Recent advances in dissolved oxygen sensing and modeling have made continuous measurements of whole-stream metabolism relatively easy to make, allowing ecologists to quantify and evaluate stream ecosystem health at expanded temporal and spatial scales.  Long-term monitoring of continuous stream metabolism will enable a better understanding of the integrated and complex effects of large-scale change (e.g., land-use, climate, atmospheric deposition, invasive species, etc.) on stream ecosystem function.  In addition to their value in the particular streams measured, information derived from long-term data will improve the ability to extrapolate from shorter-term data.

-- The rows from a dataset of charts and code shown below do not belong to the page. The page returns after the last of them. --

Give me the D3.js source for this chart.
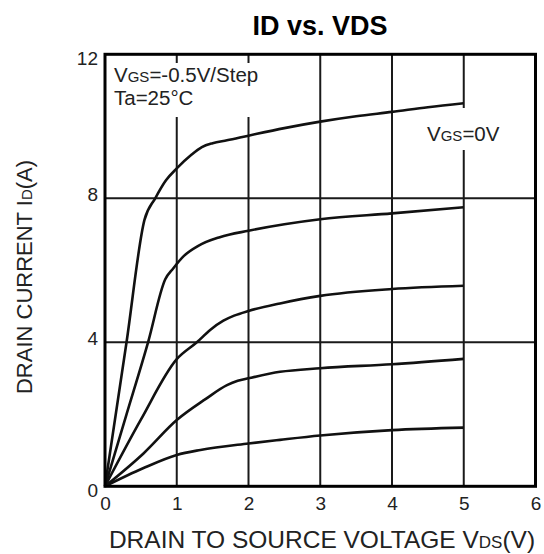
<!DOCTYPE html>
<html><head><meta charset="utf-8">
<script src="https://cdn.jsdelivr.net/npm/d3@7/dist/d3.min.js"></script>
<style>
body{margin:0;background:#fff;}
text{font-family:"Liberation Sans",Arial,sans-serif;}
</style></head>
<body><svg id="c" width="544" height="554"></svg>
<script>
// ---- data ----
const xTicks = [0,1,2,3,4,5,6];
const yTicks = [0,4,8,12];
const xGrid = [1,2,3,4,5];
const yGrid = [4,8];
const vgsLabels = ["0V","-0.5V","-1V","-1.5V","-2V"];
const curveVgs0   = [[0,0],[0.3,4.0],[0.55,7.4],[0.7,8.0],[0.85,8.5],[1,8.83],[1.2,9.2],[1.35,9.42],[1.5,9.53],[1.7,9.61],[2,9.74],[2.5,9.95],[3,10.13],[3.5,10.28],[4,10.4],[4.5,10.53],[5,10.64]];
const curveVgsM05 = [[0,0],[0.3,2.0],[0.6,4.0],[0.84,5.75],[0.95,6.05],[1.1,6.4],[1.3,6.68],[1.6,6.92],[2,7.1],[2.5,7.28],[3,7.42],[4,7.58],[5,7.75]];
const curveVgsM1  = [[0,0],[0.5,1.85],[1,3.53],[1.28,4.0],[1.47,4.35],[1.65,4.6],[1.8,4.74],[2,4.87],[2.44,5.08],[3,5.29],[4,5.48],[5,5.57]];
const curveVgsM15 = [[0,0],[0.54,0.92],[1,1.84],[1.4,2.42],[1.7,2.81],[1.85,2.93],[2,3.0],[2.44,3.18],[3,3.28],[4,3.39],[5,3.54]];
const curveVgsM2  = [[0,0],[0.53,0.5],[1,0.87],[1.33,1.01],[2,1.19],[2.44,1.29],[3,1.41],[4,1.56],[5,1.63]];
const curves = [curveVgs0, curveVgsM05, curveVgsM1, curveVgsM15, curveVgsM2];

// ---- layout ----
const svg = d3.select("#c");
const L = 105, T = 54.3, W = 430.5, H = 432;
const x = d3.scaleLinear().domain([0,6]).range([L, L+W]);
const y = d3.scaleLinear().domain([0,12]).range([T+H, T]);
const ink = "#1a1a1a";

// title
svg.append("text").attr("x",320).attr("y",35).attr("text-anchor","middle")
  .attr("font-size",27).attr("font-weight","bold").attr("fill","#000").text("ID vs. VDS");

// grid
const g = svg.append("g");
g.selectAll("line.vx").data(xGrid).join("line")
  .attr("x1",d=>x(d)).attr("x2",d=>x(d)).attr("y1",T).attr("y2",T+H)
  .attr("stroke",ink).attr("stroke-width",2);
g.selectAll("line.hy").data(yGrid).join("line")
  .attr("y1",d=>y(d)).attr("y2",d=>y(d)).attr("x1",L).attr("x2",L+W)
  .attr("stroke",ink).attr("stroke-width",2);

// label backgrounds (interrupt grid)
svg.append("rect").attr("x",L+3).attr("y",63).attr("width",160).attr("height",54).attr("fill","#fff");
svg.append("rect").attr("x",445).attr("y",108).attr("width",45).attr("height",42).attr("fill","#fff");

// curves
const line = d3.line().x(d=>x(d[0])).y(d=>y(d[1])).curve(d3.curveMonotoneX);
svg.append("g").selectAll("path").data(curves).join("path")
  .attr("d",line).attr("fill","none").attr("stroke","#111").attr("stroke-width",2.6)
  .attr("stroke-linejoin","round");

const ann = svg.append("text").attr("x",114).attr("y",82).attr("font-size",20.5).attr("fill","#222");
ann.append("tspan").text("V");
ann.append("tspan").attr("font-size",15).text("GS");
ann.append("tspan").text("=-0.5V/Step");
svg.append("text").attr("x",114).attr("y",105).attr("font-size",20.5).attr("fill","#222").text("Ta=25°C");

const lab = svg.append("text").attr("x",427).attr("y",141).attr("font-size",20.5).attr("fill","#222");
lab.append("tspan").text("V");
lab.append("tspan").attr("font-size",15).text("GS");
lab.append("tspan").text("=" + vgsLabels[0]);

// frame
svg.append("rect").attr("x",L).attr("y",T).attr("width",W).attr("height",H)
  .attr("fill","none").attr("stroke","#000").attr("stroke-width",3);

// axes labels
const xa = svg.append("g").attr("transform",`translate(0,${T+H})`)
  .call(d3.axisBottom(x).tickValues(xTicks).tickSize(0).tickPadding(10).tickFormat(d3.format("d")));
xa.select(".domain").remove();
xa.selectAll("text").attr("font-size",19).attr("fill","#222").attr("font-family","Liberation Sans, Arial, sans-serif");

const ya = svg.append("g").attr("transform",`translate(${L},0)`)
  .call(d3.axisLeft(y).tickValues(yTicks).tickSize(0).tickPadding(7).tickFormat(d3.format("d")));
ya.select(".domain").remove();
ya.selectAll("text").attr("font-size",19).attr("fill","#222").attr("font-family","Liberation Sans, Arial, sans-serif")
  .attr("dy", d => (d===0||d===12) ? "0.55em" : "0.12em");

// axis titles
const xt = svg.append("text").attr("x",322).attr("y",548).attr("text-anchor","middle").attr("font-size",24.5).attr("fill","#222");
xt.append("tspan").text("DRAIN TO SOURCE VOLTAGE V");
xt.append("tspan").attr("font-size",17).text("DS");
xt.append("tspan").text("(V)");

const yt = svg.append("text").attr("transform","translate(32,277) rotate(-90)").attr("text-anchor","middle").attr("font-size",22).attr("fill","#222");
yt.append("tspan").text("DRAIN CURRENT I");
yt.append("tspan").attr("font-size",15).text("D");
yt.append("tspan").text("(A)");
</script></body></html>
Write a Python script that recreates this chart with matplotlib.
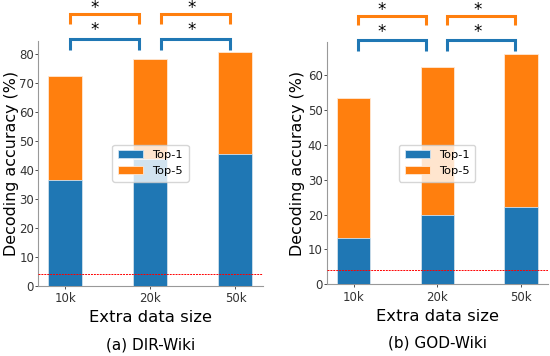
import matplotlib
matplotlib.use("Agg")
import matplotlib.pyplot as plt
import numpy as np

sizes = ["10k", "20k", "50k"]
dir_top1 = [36.5, 43.8, 45.5]
dir_top5 = [72.5, 78.5, 80.7]
god_top1 = [13.4, 19.8, 22.2]
god_top5 = [53.6, 62.4, 66.2]
chance = 4.0
titles = ["(a) DIR-Wiki", "(b) GOD-Wiki"]

blue = "#1f77b4"
orange = "#ff7f0e"


def draw_panel(ax, top1, top5, title, ylab_x):
    x = np.arange(len(sizes))
    ax.bar(x, top5, width=0.4, color=orange, edgecolor="#ffe8d4", linewidth=0.6, label="Top-5", zorder=2)
    ax.bar(x, top1, width=0.4, color=blue, edgecolor="#d0e2f0", linewidth=0.6, label="Top-1", zorder=3)
    ax.axhline(chance, color="red", linestyle="--", linewidth=0.7, dashes=(2, 1), zorder=4)

    ax.set_xticks(x)
    ax.set_xticklabels(sizes)
    ax.tick_params(labelsize=8.5, colors="#333333", length=2, width=0.6)
    ax.tick_params(axis="y", pad=1)
    ax.tick_params(axis="x", pad=2.5)
    for s in ["top", "right"]:
        ax.spines[s].set_visible(False)
    for s in ["left", "bottom"]:
        ax.spines[s].set_color("#999999")
        ax.spines[s].set_linewidth(0.8)

    ax.set_xlabel("Extra data size", fontsize=11.8, labelpad=4)
    ax.set_ylabel("Decoding accuracy (%)", fontsize=11.4)
    # label coords give the right edge of the rotated label
    ax.yaxis.set_label_coords(ylab_x, 0.5)
    ax.text(0.5, -0.242, title, transform=ax.transAxes, ha="center", va="center", fontsize=11)

    handles, labels = ax.get_legend_handles_labels()
    ax.legend(handles[::-1], labels[::-1], loc="center", fontsize=8.2,
              handlelength=2.2, borderpad=0.5, labelspacing=0.5)

    # significance brackets
    tr = ax.get_xaxis_transform()
    pairs = [(0.05, 0.86, 0.34), (1.12, 1.93, 1.48)]
    levels = [(1.008, 0.962, 1.043, blue), (1.108, 1.07, 1.132, orange)]
    for x0, x1, xs in pairs:
        for yh, yl, ys, c in levels:
            ax.plot([x0, x0, x1, x1], [yl, yh, yh, yl], color=c, linewidth=2.2,
                    transform=tr, clip_on=False, solid_capstyle="butt", solid_joinstyle="miter")
            ax.text(xs, ys, "*", transform=tr, ha="center", va="center", fontsize=12)


fig = plt.figure(figsize=(5.5, 3.56), dpi=100)
ax1 = fig.add_axes([0.0696, 0.1975, 0.408, 0.688])
ax2 = fig.add_axes([0.594, 0.2015, 0.402, 0.680])

draw_panel(ax1, dir_top1, dir_top5, titles[0], -0.088)
draw_panel(ax2, god_top1, god_top5, titles[1], -0.098)
ax1.set_yticks([0, 10, 20, 30, 40, 50, 60, 70, 80])

fig.savefig("out.png", dpi=100)
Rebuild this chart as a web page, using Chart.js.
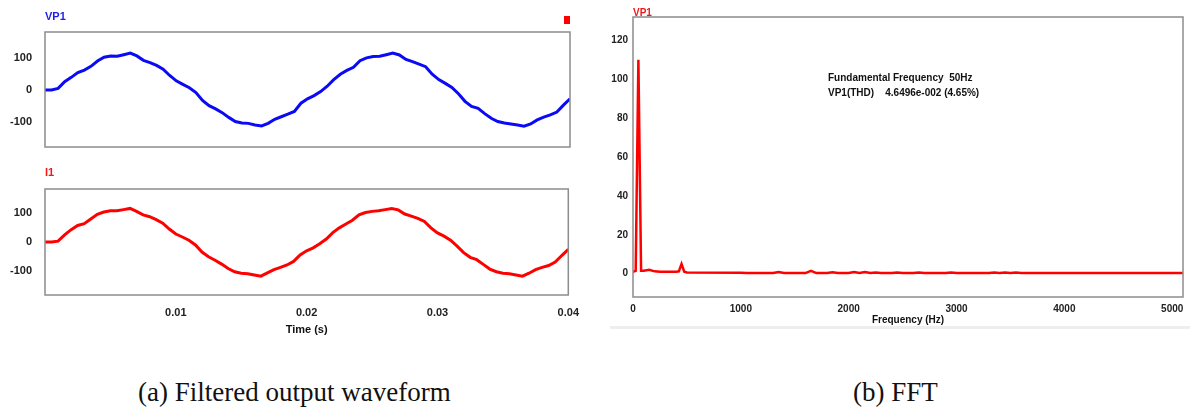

With the need to better understand drivers and responses of whole-stream metabolism come difficulties in interpreting the results.  Long-term trends will encompass physical changes in stream morphology and flow regime (e.g., variable flow conditions and changes in channel structure) combined with changes in biota.  Additionally long-term data sets will require careful quantification of errors and uncertainties, as well as propagation of error as a result of the calculation of metabolism metrics.  Parsing of continuous data and the choice of modeling approaches can also have a large influence on results and on error estimation.  The two main modeling challenges include 1) obtaining unbiased, low-error daily estimates of gross primary production (GPP) and ecosystem respiration (ER), and 2) interpreting GPP and ER measurements over extended time periods.


The National Ecological Observatory Network (NEON), in partnership with academic and government scientists, has begun to tackle several of these challenges as it prepares for the collection and calculation of 30 years of continuous whole-stream metabolism data.  NEON is a national-scale research platform that will use consistent procedures and protocols to standardize measurements across the United States, providing long-term, high-quality, open-access data from a connected network to address large-scale change.   NEON infrastructure will support 36 aquatic sites across 19 ecoclimatic domains.  Sites include core sites, which remain for 30 years, and relocatable sites, which move to capture regional gradients. NEON will measure continuous whole-stream metabolism in conjunction with aquatic, terrestrial and airborne observations, allowing researchers to link stream ecosystem function with landscape and climatic drivers encompassing short to long time periods (i.e., decades).